Saturday, December 15, 2012

Echoes of an Autobiography by Naguib Mahfouz


Naguib Mahfouz's autobiography is unlike any other biography I have read. As it's title suggests, the book contains echoes of what has passed. Mahfouz has managed to capture the dim lights and the faded photographs of his life and settle them into short epitaph-like stories. A more accurate word to describe Echoes of an Autobiography is "vignette". Merriam-Webster's Dictionary has three definitions of the word "vignette". Firstly, as a "running ornament" or a decorative design placed on the title page or chapter. It wouldn't be a stretch to consider each vignette or story as a carefully placed design or motif on a larger story. The second definition describes a vignette as a picture or engraving that shades off into the surrounding paper; the third definition, "a short literary sketch".

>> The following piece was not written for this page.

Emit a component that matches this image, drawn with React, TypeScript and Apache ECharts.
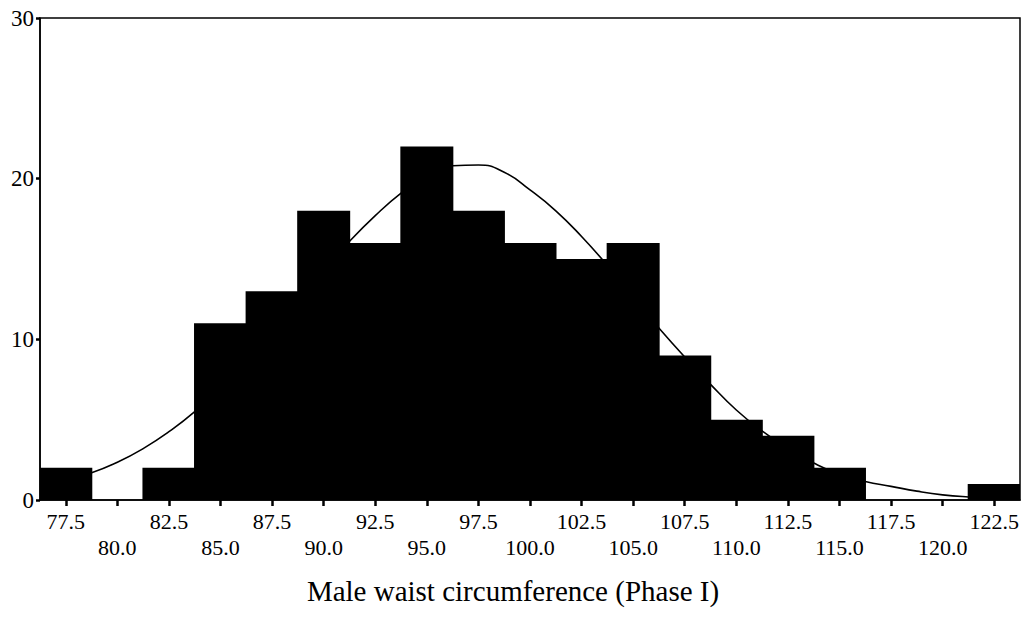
import React, { useEffect, useRef } from "react";
import * as echarts from "echarts";

const binLabels = ["77.5", "80.0", "82.5", "85.0", "87.5", "90.0", "92.5", "95.0", "97.5", "100.0", "102.5", "105.0", "107.5", "110.0", "112.5", "115.0", "117.5", "120.0", "122.5"];
const counts = [2, 0, 2, 11, 13, 18, 16, 22, 18, 16, 15, 16, 9, 5, 4, 2, 0, 0, 1];

// normal curve
const curveX = [76.25, 77.5, 78.75, 80.0, 81.25, 82.5, 83.75, 85.0, 86.25, 87.5, 88.75, 90.0, 91.25, 92.5, 93.75, 95.0, 96.25, 97.5, 98.75, 100.0, 101.25, 102.5, 103.75, 105.0, 106.25, 107.5, 108.75, 110.0, 111.25, 112.5, 113.75, 115.0, 116.25, 117.5, 118.75, 120.0, 121.25, 122.5, 123.75];
const curveY = [0.95, 1.3, 1.7, 2.35, 3.2, 4.25, 5.5, 7.0, 8.7, 10.5, 12.4, 14.3, 16.1, 17.7, 19.1, 20.2, 20.8, 20.85, 20.4, 19.3, 18.0, 16.4, 14.6, 12.6, 10.7, 8.9, 7.2, 5.6, 4.3, 3.2, 2.3, 1.6, 1.15, 0.85, 0.55, 0.32, 0.19, 0.12, 0.07];

const yTicks = [0, 10, 20, 30];
const xTitle = "Male waist circumference (Phase I)";

const FONT = "'Liberation Serif', 'Times New Roman', serif";

export default function App() {
  const ref = useRef<HTMLDivElement>(null);
  useEffect(() => {
    if (!ref.current) return;
    const chart = echarts.init(ref.current, null, { renderer: "svg" });
    chart.setOption({
      animation: false,
      backgroundColor: "#ffffff",
      grid: {
        left: 40,
        right: 4,
        top: 18,
        bottom: 119,
        show: true,
        borderColor: "#000",
        borderWidth: 1.5,
        backgroundColor: "transparent",
      },
      xAxis: [
        {
          type: "category",
          data: binLabels,
          boundaryGap: true,
          axisLine: { show: true, lineStyle: { color: "#000", width: 1.5 } },
          axisTick: { show: true, alignWithLabel: true, length: 6, lineStyle: { color: "#000", width: 2.5 } },
          axisLabel: {
            interval: 0,
            color: "#000",
            fontFamily: FONT,
            fontSize: 22,
            lineHeight: 26,
            margin: 8,
            formatter: (v: string, i: number) => (i % 2 === 1 ? "\n" + v : v),
          },
          name: xTitle,
          nameLocation: "middle",
          nameGap: 76,
          nameTextStyle: { color: "#000", fontFamily: FONT, fontSize: 29, padding: [0, 34, 0, 0] },
          splitLine: { show: false },
        },
        {
          type: "value",
          min: 76.25,
          max: 123.75,
          show: false,
          splitLine: { show: false },
        },
      ],
      yAxis: {
        type: "value",
        min: 0,
        max: 30,
        interval: 10,
        axisLine: { show: true, lineStyle: { color: "#000", width: 1.5 } },
        axisTick: { show: true, length: 4, lineStyle: { color: "#000", width: 2.5 } },
        axisLabel: {
          color: "#000",
          fontFamily: FONT,
          fontSize: 23,
          margin: 6,
          formatter: (v: number) => (yTicks.includes(v) ? String(v) : ""),
        },
        splitLine: { show: false },
      },
      series: [
        {
          type: "bar",
          data: counts,
          xAxisIndex: 0,
          barWidth: 53,
          barGap: "0%",
          itemStyle: { color: "#000" },
          z: 2,
        },
        {
          type: "line",
          xAxisIndex: 1,
          data: curveX.map((x, i) => [x, curveY[i]]),
          smooth: true,
          showSymbol: false,
          symbol: "none",
          lineStyle: { color: "#000", width: 1.6 },
          z: 3,
        },
      ],
    });
    return () => chart.dispose();
  }, []);
  return (
    <div
      ref={ref}
      style={{ position: "fixed", left: 0, top: 0, width: 1024, height: 619, background: "#fff" }}
    />
  );
}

In a way, Echoes of an Autobiography attempts to capture "the essence of the essence" Naguib Mahfouz's life through riddles, aphorisms, and passing thoughts (ix).  Several of the vignettes speak on the major themes of human nature and living, such as jealousy, love, hatred, fickleness, justice, morality, judgment, death and dying, and the transient quality of life. As with Arabian Nights and Days, a cursory reading of the text provides a plain story or background - a skeletal structure without the flesh and connecting ligaments of a functioning body. It's up to the reader to fill in the framework with muscles and joints and a covering of skin through collaborative discussion (as we did in class) and reflection. The vignettes are often not easy to swallow, such as "Justice" (13) and "A Lesson Learned" (11) as they seem too bare bones from which to construct a proverb from. Perhaps Mahfouz errs on the side of too little than too much, choosing to led the readers think and realize what it is the story could tell them. Nadine Gordimer's foreword emphasizes that the essential quality of a writer is in their words, not in their appearance or personality: "The essence of a writer's being is in the work, not the personality, though the world values things otherwise...The persona of the writer is the vessel" (viii). Likewise, Mahfouz himself is the backdrop against which his vignettes stand up from.